Jesus was made sin with our sinfulness that we might be made righteous with His righteousness
Let’s now look at the “Romans Recipe” of Romans 6. The word recipe evokes the image of a cookbook. If we Christians used the Bible in the same simple, practical way that chefs use cookbooks, we would find that God’s recipes always work. The Romans Recipe is God’s way of making the truths of the gospel work in our lives.
What shall we say, then? Shall we go on sinning so that grace may increase? By no means! We died to sin; how can we live in it any longer? Or don’t you know that all of us who were baptized into Christ Jesus were baptized into his death? We were therefore buried with him through baptism into death in order that, just as Christ was raised from the dead through the glory of the Father, we too may live a new life. If we have been united with him like this in his death, we will certainly also be united with him in his resurrection. For we know that our old self was crucified with him so that the body of sin might be done away with, that we should no longer be slaves to sin—because anyone who has died has been freed from sin. Now if we died with Christ, we believe that we will also live with him. For we know that since Christ was raised from the dead, he cannot die again; death no longer has mastery over him. The death he died, he died to sin once for all; but the life he lives, he lives to God. (Romans 6:1–10 niv)

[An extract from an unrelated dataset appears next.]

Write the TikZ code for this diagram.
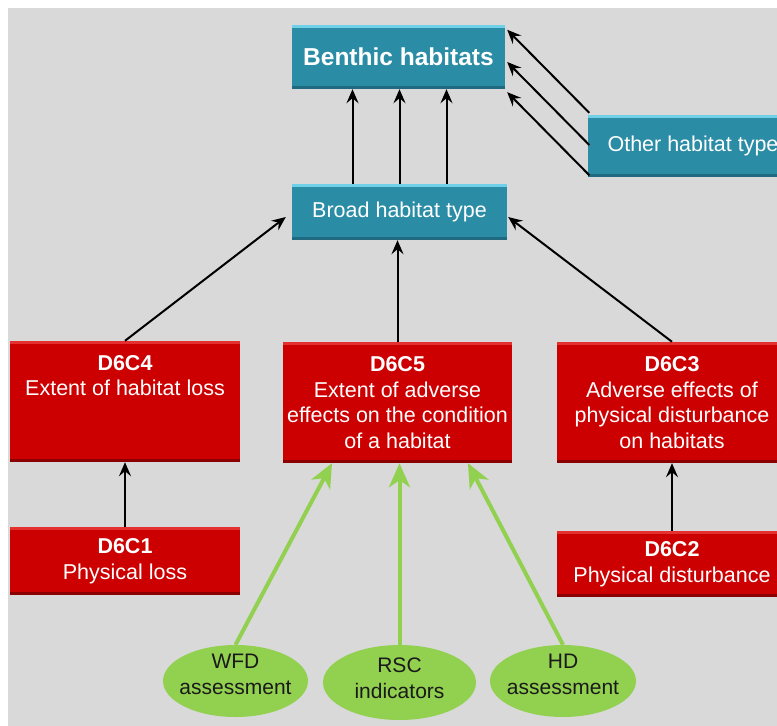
\documentclass[tikz,border=0pt]{standalone}
\usepackage{fontspec}
\setmainfont{Liberation Sans}
\usetikzlibrary{arrows.meta,shapes.geometric,calc}

\definecolor{bggray}{HTML}{D9D9D9}
\definecolor{tealmain}{HTML}{2B8CA6}
\definecolor{teallight}{HTML}{6FD0E8}
\definecolor{tealdark}{HTML}{1F6A80}
\definecolor{redmain}{HTML}{CC0000}
\definecolor{redlight}{HTML}{E53030}
\definecolor{reddark}{HTML}{8A0000}
\definecolor{leaf}{HTML}{92D050}
\definecolor{inkdark}{HTML}{1A1A1A}

\begin{document}
\begin{tikzpicture}[x=1pt,y=-1pt,
  bevel/.style 2 args={path picture={
    \fill[#1] (path picture bounding box.north west) rectangle ([yshift=-3pt]path picture bounding box.north east);
    \fill[#2] ([yshift=3pt]path picture bounding box.south west) rectangle (path picture bounding box.south east);
  }},
  tealbox/.style={rectangle, fill=tealmain, inner sep=0pt, text=white,
    font=\fontsize{21.5}{25}\selectfont, bevel={teallight}{tealdark}},
  redbox/.style={rectangle, fill=redmain, inner sep=0pt, text=white, align=center,
    font=\fontsize{21.5}{25.5}\selectfont, bevel={redlight}{reddark}},
  boxtxt/.style={text=white, align=center, inner sep=0pt, font=\fontsize{21.5}{25.5}\selectfont},
  oval/.style={ellipse, fill=leaf, inner sep=0pt},
  ovaltxt/.style={text=inkdark, align=center, inner sep=0pt, font=\fontsize{21}{26}\selectfont},
  link/.style={draw=black, line width=2pt, -{Stealth[length=14pt,width=12pt,inset=5pt]}},
  feed/.style={draw=leaf, line width=4pt, -{Stealth[length=24pt,width=21pt,inset=7pt]}}
]
\clip (0,0) rectangle (777,726);
\fill[bggray] (8,8) rectangle (777,726);

% habitat boxes
\node[tealbox, minimum width=213pt, minimum height=64pt,
      font=\bfseries\fontsize{24.5}{30}\selectfont] (benthic) at (398.5,57) {Benthic habitats};
\node[tealbox, minimum width=211pt, minimum height=62pt] (other) at (693,146) {Other habitat type};
\node[tealbox, minimum width=215pt, minimum height=56pt] (broad) at (399.5,212) {Broad habitat type};

% criteria boxes
\node[redbox, minimum width=230pt, minimum height=121pt] (c4) at (125,401.5) {};
\node[boxtxt] (c4t) at (125,375.5) {\textbf{D6C4}\\Extent of habitat loss};
\node[redbox, minimum width=229pt, minimum height=121pt] (c5) at (397.5,402.5)
  {\textbf{D6C5}\\Extent of adverse\\effects on the condition\\of a habitat};
\node[redbox, minimum width=230pt, minimum height=121pt] (c3) at (672,402.5)
  {\textbf{D6C3}\\Adverse effects of\\physical disturbance\\on habitats};
\node[redbox, minimum width=230pt, minimum height=68pt] (c1) at (125,561)
  {\textbf{D6C1}\\Physical loss};
\node[redbox, minimum width=230pt, minimum height=66pt] (c2) at (672,564)
  {\textbf{D6C2}\\Physical disturbance};

% assessment sources
\node[oval, minimum width=145pt, minimum height=72pt] (wfd) at (235.5,681) {};
\node[ovaltxt] (wfdt) at (235.5,674) {WFD\\assessment};
\node[oval, minimum width=153pt, minimum height=75pt] (rsc) at (399.5,682.5) {};
\node[ovaltxt] (rsct) at (399.5,678) {RSC\\indicators};
\node[oval, minimum width=146pt, minimum height=72pt] (hd) at (563,681) {};
\node[ovaltxt] (hdt) at (563,674) {HD\\assessment};

% broad type into benthic habitats
\foreach \dx in {-47,0,47}
  \draw[link] ([xshift=\dx pt]broad.north) -- ([xshift=\dx pt]broad.north |- benthic.south);

% other types into benthic habitats
\draw[link] ([xshift=2pt,yshift=2pt]other.north west) -- ([xshift=2pt,yshift=-5pt]benthic.north east);
\draw[link] ([xshift=2pt,yshift=1pt]other.west) -- ([xshift=2pt,yshift=-5pt]benthic.east);
\draw[link] ([xshift=2pt,yshift=2pt]other.south west) -- ([xshift=2pt,yshift=-3pt]benthic.south east);

% criteria into broad type
\draw[link] (c4.north) -- ([xshift=-6pt,yshift=-5pt]broad.west);
\draw[link] (c5.north) -- (c5.north |- broad.south);
\draw[link] (c3.north) -- ([xshift=1pt,yshift=-5pt]broad.east);
\draw[link] (c1.north) -- (c4.south);
\draw[link] (c2.north) -- (c2.north |- c3.south);

% assessments feeding D6C5
\draw[feed] (wfd.north) -- ([xshift=-65.5pt]c5.south);
\draw[feed] (rsc.north) -- (rsc.north |- c5.south);
\draw[feed] (hd.north) -- ([xshift=70.5pt]c5.south);
\end{tikzpicture}
\end{document}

The outcome of this “recipe” is tremendous: “sin shall not be your master”—sin will no longer dominate or control you. Deliverance from sin and all its evil consequences comes through our identification with Jesus Christ in His death, burial, resurrection, and ascension.
Thank You, Jesus, for Your work on the cross. I proclaim that sin shall not be my master—because Jesus was made sin with my sinfulness that I might be made righteous with His righteousness. Amen.